【追悼】仲井 富

静かなオルガナイザー 富さんを偲ぶ

後藤 正治

 1970年代、大学を出て間もなくのころであったから、半世紀も前のこと。公害問題研究会の雑誌『環境破壊』の編集にかかわった。各地に人を尋ね、レポートを書き、座談会の進行係をつとめたりもした。私の、物書き業の修業時代ともなった。
 公害研の中心にいたのが「富さん」(仲井富)。低音の艶のある声の持ち主で、もの静かな人だった。

 富さんと一緒に各地を歩き、住民運動のリーダーたちに会う日もあった。
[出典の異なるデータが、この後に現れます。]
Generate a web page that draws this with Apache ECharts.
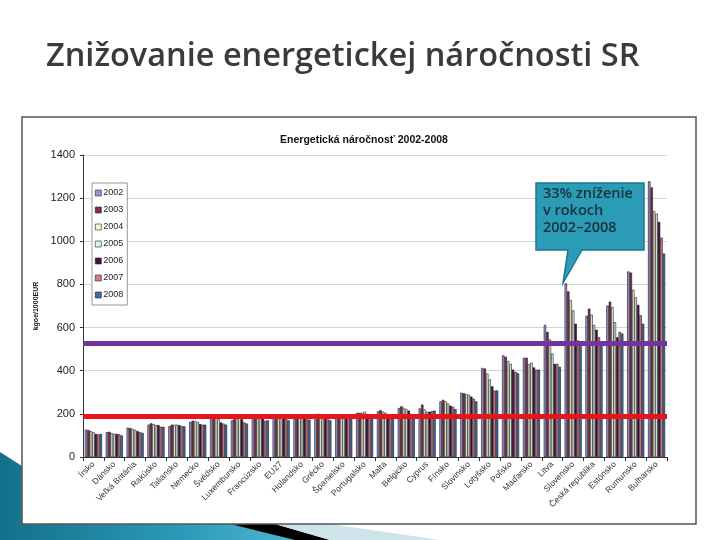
<!DOCTYPE html>
<html><head><meta charset="utf-8">
<script src="https://cdn.jsdelivr.net/npm/echarts@6/dist/echarts.min.js"></script>
<style>html,body{margin:0;padding:0;background:#fff}#c{width:720px;height:540px}</style>
</head><body><div id="c"></div>
<script>
const categories = ['Írsko','Dánsko','Veľká Británia','Rakúsko','Taliansko','Nemecko','Švédsko','Luxembursko','Francúzsko','EU27','Holandsko','Grécko','Španielsko','Portugalsko','Malta','Belgicko','Cyprus','Fínsko','Slovinsko','Lotyšsko','Poľsko','Maďarsko','Litva','Slovensko','Česká republika','Estónsko','Rumunsko','Bulharsko'];
const years = ['2002','2003','2004','2005','2006','2007','2008'];
const v2002 = [127,115,136,150,143,163,195,170,190,190,190,195,190,205,212,227,225,258,298,413,471,460,612,805,655,702,860,1278];
const v2003 = [125,117,134,156,150,168,190,180,190,190,190,200,192,205,217,235,243,265,295,410,465,460,580,768,688,720,855,1250];
const v2004 = [120,110,130,153,150,167,180,185,187,190,190,195,192,205,210,228,220,258,292,387,445,430,545,728,660,695,775,1140];
const v2005 = [115,108,126,148,150,162,175,185,185,188,188,190,192,210,205,222,210,248,288,360,432,437,480,680,612,625,740,1128];
const v2006 = [107,107,120,148,148,153,160,175,178,185,187,187,190,200,190,215,210,238,280,328,405,415,432,618,590,555,705,1090];
const v2007 = [105,105,115,140,143,150,155,160,168,178,180,183,185,195,185,200,213,233,270,308,395,405,432,540,555,580,657,1017];
const v2008 = [107,100,112,140,142,150,150,155,170,170,173,170,180,190,190,198,215,222,258,308,388,405,418,535,530,572,618,943];
const seriesValues = [v2002,v2003,v2004,v2005,v2006,v2007,v2008];
const yTicks = [0,200,400,600,800,1000,1200,1400];
const refLines = [527, 188];

const colors = ['#9A93D8','#7E2F4E','#F7F5CC','#DAF4F0','#4A0D40','#D97A85','#3A6DB0'];
const chart = echarts.init(document.getElementById('c'), null, {renderer:'canvas'});

const series = years.map((y,i)=>({
  name: y, type:'bar', data: seriesValues[i],
  barGap: '0%', barCategoryGap: '18%',
  itemStyle:{color:colors[i], borderColor:'#1a1a1a', borderWidth:0.6},
  z: 2
}));
series[0].markLine = {
  silent:true, symbol:['none','none'], z:5,
  label:{show:false},
  data:[
    {yAxis: refLines[0], lineStyle:{color:'#7533A0', width:5, type:'solid'}},
    {yAxis: refLines[1], lineStyle:{color:'#E8141C', width:5, type:'solid'}}
  ]
};

chart.setOption({
  animation:false,
  backgroundColor:'#fff',
  textStyle:{fontFamily:'Liberation Sans, Arial, sans-serif'},
  title:{
    text:'Energetická náročnosť 2002-2008', left:359, top:130, textAlign:'center',
    textStyle:{fontSize:10.5, fontWeight:'bold', color:'#111', fontFamily:'Liberation Sans'}
  },
  legend:{
    orient:'vertical', left:92, top:183, data:years,
    itemWidth:6, itemHeight:6, itemGap:7, icon:'rect',
    padding:[5,4,5,3], borderColor:'#999', borderWidth:1, backgroundColor:'#fff',
    textStyle:{fontSize:9, color:'#222', padding:[0,0,0,-3], lineHeight:10},
    itemStyle:{borderColor:'#222', borderWidth:0.6}
  },
  grid:{left:83, right:53, top:155, bottom:83, containLabel:false},
  xAxis:{
    type:'category', data:categories,
    axisLine:{lineStyle:{color:'#333', width:1}},
    axisTick:{show:true, length:4, lineStyle:{color:'#333'}},
    axisLabel:{rotate:45, fontSize:8.5, color:'#333', interval:0, margin:6, fontFamily:'Liberation Sans'}
  },
  yAxis:{
    type:'value', min:yTicks[0], max:yTicks[yTicks.length-1], interval:200,
    name:'kgoe/1000EUR', nameLocation:'middle', nameGap:43, nameRotate:90,
    nameTextStyle:{fontSize:7, fontWeight:'bold', color:'#111'},
    axisLine:{show:true, lineStyle:{color:'#333', width:1}},
    axisTick:{show:true, length:3, lineStyle:{color:'#333'}},
    axisLabel:{fontSize:11, color:'#222', margin:8, fontFamily:'Liberation Sans', formatter:(v)=>String(v)},
    splitLine:{show:true, lineStyle:{color:'#d6d6d6', width:1}}
  },
  series: series,
  graphic:[
    {type:'polygon', z:-1, shape:{points:[[0,452],[22,466],[22,524],[230,524],[300,540],[0,540]]},
      style:{fill:new echarts.graphic.LinearGradient(0,0,1,0,[{offset:0,color:'#13708a'},{offset:0.6,color:'#2b9ab8'},{offset:1,color:'#4fb6d0'}])}},
    {type:'polygon', z:-1, shape:{points:[[230,524],[275,524],[330,540],[295,540]]}, style:{fill:'#000'}},
    {type:'polygon', z:-1, shape:{points:[[275,524],[330,524],[440,540],[330,540]]}, style:{fill:'#cfe3ea'}},
    {type:'rect', z:0, shape:{x:22, y:117, width:674, height:407}, style:{fill:'none', stroke:'#555', lineWidth:1.5}},
    {type:'text', z:10, left:46, top:40,
      style:{text:'Znižovanie energetickej náročnosti SR', fill:'#3a3a3a', font:'600 32.5px "Open Sans", sans-serif'}},
    {type:'polygon', z:100, shape:{points:[[536,183],[644,183],[644,250],[582,250],[563,283],[568,250],[536,250]]},
      style:{fill:'#2C9BB5', stroke:'#1c7890', lineWidth:1.5}},
    {type:'text', z:101, left:543, top:185,
      style:{text:'33% zníženie\nv rokoch\n2002–2008', fill:'#16323f', font:'600 14.5px "Open Sans", sans-serif', lineHeight:17}}
  ]
});
</script></body></html>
富さんは何より「聞き上手」だった。人間への興味が旺盛にあった。
 何が問題で、この人はどんな問題意識をもち、どのような方策を望んでいるのか……。言葉をやりとりする中で、問題点を整理し、要点を浮かび上がらせていく。富さんが相手を説得するような場面は一度もなかったと思う。加えて、話術にユーモアを含んでいるのが富さんの流儀だった。
 各地の住民運動団体が交流し、情報交換をする機会もあった。それぞれの個性や相違を尊重しつつ、ゆるやかな連携の輪がつくられていったが、富さんという潤滑油的な存在があって、そのような輪もできていったように思う。

 やがて、公害研の活動は終わるが、その後も、富さんとの交流は続いていった。会う機会があると、何か面白い話も聞けるだろう――そんな気持で出向いて行ったものだ。富さんは向日性の人物で、そのつど何らかの元気をくれる人だった。
 富さんの詳しい前歴は知らなかったが、往時の社会党右派の重鎮、江田三郎と同郷(岡山)で、政治活動を共にし、江田がもっとも信頼を寄せる側近のオルガナイザーだったと耳にすることもあった。ふと思う。私の人生で出会った最高のオルガナイザーもまた、富さんだった、と。